A Restored, Fortified Medieval French City
Carcassonne is a city situated in the Aude department in the South-West of France. Its hilltop has been inhabited since the Neolithic period and is perfectly situated along routes linking the Atlantic Ocean with the Mediterranean Sea as well as Central Europe with the Pyrenées.
Throughout the centuries, Carcassonne’s strategic location has been utilised by the Romans followed by the Visigoths and then their descendants. The Romans were the first to construct the Ramparts (fortifications) which were continually strengthened and added to over time. Carcassonne became a seemingly impenetrable city in many territorial disputes between the Catalonians, French and Spanish right up until the mid-1600s.

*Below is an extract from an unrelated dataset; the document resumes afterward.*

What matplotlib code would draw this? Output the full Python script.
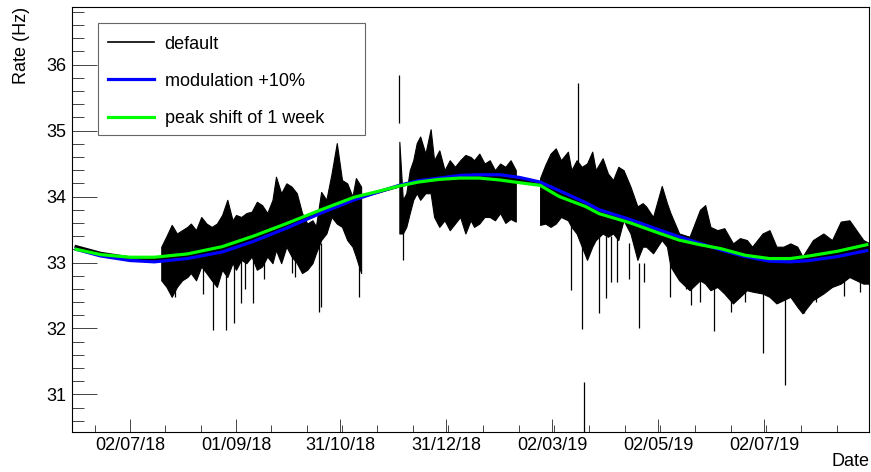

In 1659 the Treaty of the Pyrenées transfered the then border province of Roussillon to France and the city’s military significance reduced. As a result, the upkeep of the city’s ramparts were neglected with a large portion of the fortifications falling to ruin.
In 1853 theorist and architect Eugene Viollet-le-Duc set about restoring the medieval fortress. Eugene died in 1879 leaving copious drawings and notes to guide the completion of the project which continues on an ongoing basis today. In 1997 La Cité de Carcassonne was added to the UNESCO World Heritage Sites.
Nowadays, La Cité, situated on the hilltop in the centre of the greater city of Carcassonne, attracts many tourists each year. The Chateau within the fortress is certainly worth a visit with a fabulously curated audio-guide covering the city’s history and inhabitation. For something a little different though, take a peek at the Musée de l’Ecole (School Museum) on Rue du Plo and practice your writing skills with traditional ink quills. Or if you’re interested in something a little more gory, check out the Medieval Torture Museum (Musée de l’Inquisition) to see some of the cruel practices that were used for imprisonment and interrogation.
Like anywhere in France, you’ll find great food and Wine in Carcassonne. Mum and I had a beautiful lunch at the Auberge de Dame Carcas just opposite the entrance to the Chateau.
It was really fun to transport ourselves back in time several centuries in Carcassonne. Definitely worth stopping in, but you probably only need 1-2 full days to see everything.